For the last four years, lesbian, gay, bisexual and transgender organizations and allies have come together to support the Little Apple Pride parade and celebration in Manhattan. This year, the parade began at Manhattan Town Center at 2 p.m. on April 20, and continued with a celebration at Triangle Park in Aggieville from 3 to 5 p.m.
K-State’s LGBT and Allies and the Flint Hills Human Rights Project are two organizations that come together each year to raise awareness, money and support for those in the LGBT community. Fraternity Delta Lambda Phi and sorority Gamma Rho Lambda were also present to support the members of the LGBT community and their allies as well.
Little Apple Pride is held each year in order to take a stance against discrimination and violence towards LGBT people and to promote self-affirmation, dignity, equal rights, community building and celebration of sexual diversity and gender variance.
Lukus Ebert, co-chair of LIttle Apple Pride and junior in sociology, said that the event’s timing is perfect for prospective freshmen who identify with the LGBT community.
“It is always on Open House,” Ebert said. “It’s to let people know who are thinking about coming here that LGBT organizations are here.”
The Little Apple Pride parade is not only intended for prospective students, but for anyone who is in the LGBT community, those who are questioning and supportive allies.
Melvin Kueser, father of two sons involved in the LGBT community, thinks that it is important for those not in the community to understand who is involved.
“Members of the LGBT are just like any other human being on this earth,” Kueser said. “They want to be accepted; they want to be loved and have families. They are no different than anyone else.”
Little Apple Pride brought in individuals of all different kinds; there were families, professors, supporters and drag queens.
Among the crowd was Leigh Fine, visiting assistant professor in the School of Leadership Studies, and his partner, Matthew Yates, a K-State curriculum integration adviser.
“For me, it is just so amazing to see, for one day a year, the community as overtly welcoming and supporting,” Fine said.
On the other hand, Yates said the event is important to hold every year in order to show people that the issue of inequality for LGBT individuals still exists.
“For the LGBT community in general, it is very difficult to have social change when the people who set the cultural tone don’t know that there exist people who don’t have rights,” Yates said. “It’s a reminder to people that this is an issue that needs to be brought to the forefront.

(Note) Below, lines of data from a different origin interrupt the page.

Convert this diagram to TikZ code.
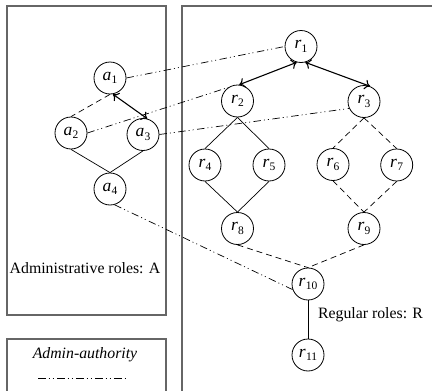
\documentclass[tikz,border=0pt]{standalone}
\usepackage{fontspec}
\setmainfont{Liberation Serif}
\usetikzlibrary{arrows.meta}
\newcommand\rlab[2]{\textit{#1}\kern0.3pt\raisebox{-0.45ex}{\fontsize{11.5}{11.5}\selectfont #2}}
\begin{document}
\begin{tikzpicture}[x=1pt,y=-1pt,
  role/.style={circle,draw,line width=0.8pt,minimum size=32pt,inner sep=0pt,font=\fontsize{17.5}{17.5}\selectfont},
  frame/.style={draw=black!60,line width=1.3pt},
  auth/.style={line width=0.7pt,dash pattern=on 7.5pt off 3pt on 1pt off 3pt on 1pt off 3.5pt},
  dsh/.style={line width=0.7pt,dash pattern=on 6pt off 4pt},
  sol/.style={line width=0.7pt},
  dbl/.style={line width=1.1pt,{To[length=5.5pt,width=10pt]}-{To[length=5.5pt,width=10pt]}},
  lbl/.style={font=\fontsize{15.8}{16}\selectfont,inner sep=0pt}]
\clip (0,0) rectangle (432,391);
% frames
\draw[frame] (7,6) rectangle (166,315);
\draw[frame] (7,339) rectangle (166,420);
\draw[frame] (182,6) rectangle (450,420);
% labels
\node[lbl] (adm) at (85,268) {Administrative roles: A};
\node[lbl] (reg) at (370.5,315) {Regular roles: R};
\node[lbl,font=\fontsize{15.8}{16}\selectfont\itshape] (leg) at (85,355) {Admin-authority};
\coordinate (l1) at (38,378);
\coordinate (l2) at (127,378);
\draw[auth] (l1) -- (l2);
% admin roles
\node[role] (a1) at (110,78) {\rlab{a}{1}};
\node[role] (a2) at (71,133) {\rlab{a}{2}};
\node[role] (a3) at (143,134.5) {\rlab{a}{3}};
\node[role] (a4) at (110,189) {\rlab{a}{4}};
% regular roles
\node[role] (r1) at (301,46.5) {\rlab{r}{1}};
\node[role] (r2) at (237.5,101) {\rlab{r}{2}};
\node[role] (r3) at (364,101.5) {\rlab{r}{3}};
\node[role] (r4) at (205,165) {\rlab{r}{4}};
\node[role] (r5) at (269,165) {\rlab{r}{5}};
\node[role] (r6) at (333,164.5) {\rlab{r}{6}};
\node[role] (r7) at (396.7,165) {\rlab{r}{7}};
\node[role] (r8) at (237.5,228.5) {\rlab{r}{8}};
\node[role] (r9) at (364,228.5) {\rlab{r}{9}};
\node[role] (r10) at (308,284) {\rlab{r}{10}};
\node[role] (r11) at (308,355) {\rlab{r}{11}};
% admin hierarchy
\draw[dbl] (a1.-80) -- (a3.75);
\draw[dsh] (a1.south) -- (a2.north);
\draw[sol] (a2.south) -- (a4.north);
\draw[sol] (a3.south) -- (a4.north);
% regular hierarchy
\draw[dbl] (r1.-105) -- (r2.84);
\draw[dbl] (r1.-75) -- (r3.68);
\draw[sol] (r2.south) -- (r4.north);
\draw[sol] (r2.south) -- (r5.north);
\draw[dsh] (r3.south) -- (r6.north);
\draw[dsh] (r3.south) -- (r7.north);
\draw[sol] (r4.south) -- (r8.north);
\draw[sol] (r5.south) -- (r8.north);
\draw[dsh] (r6.south) -- (r9.north);
\draw[dsh] (r7.south) -- (r9.north);
\draw[dsh] (r8.south) -- (r10.north);
\draw[dsh] (r9.south) -- (r10.north);
\draw[sol] (r10.south) -- (r11.north);
% admin authority
\draw[auth] (a1.east) -- (r1.west);
\draw[auth] (a2.east) -- (r2.124);
\draw[auth] (a3.east) -- (r3.205);
\draw[auth] (a4.-74) -- (r10.200);
\end{tikzpicture}
\end{document}
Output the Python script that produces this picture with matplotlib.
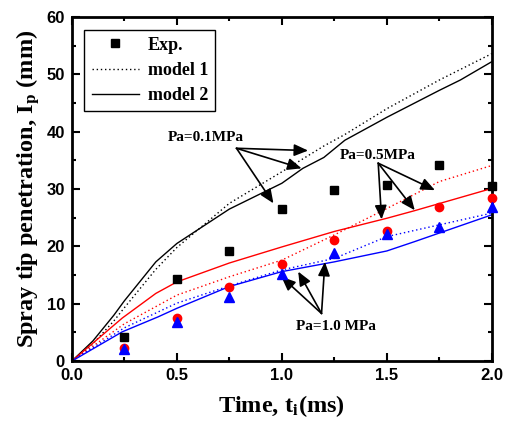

Nevertheless, Manhattan’s conservative nature continues to change as the years go on. Little Apple Pride and a few other LGBT events did not exist until recently.
“Manhattan has come a long way, especially with the students. I see a generational shift,” Fine said. “However, things are not perfect.”
Although some say Manhattan still has room for improvement, those in the LGBT community want to make sure that every individual knows that they are always welcome in their community.
“It doesn’t matter what community you are a part of, or who you are, you are more than welcome to come here,” Ebert said. “You are loved, and you are an amazing person.”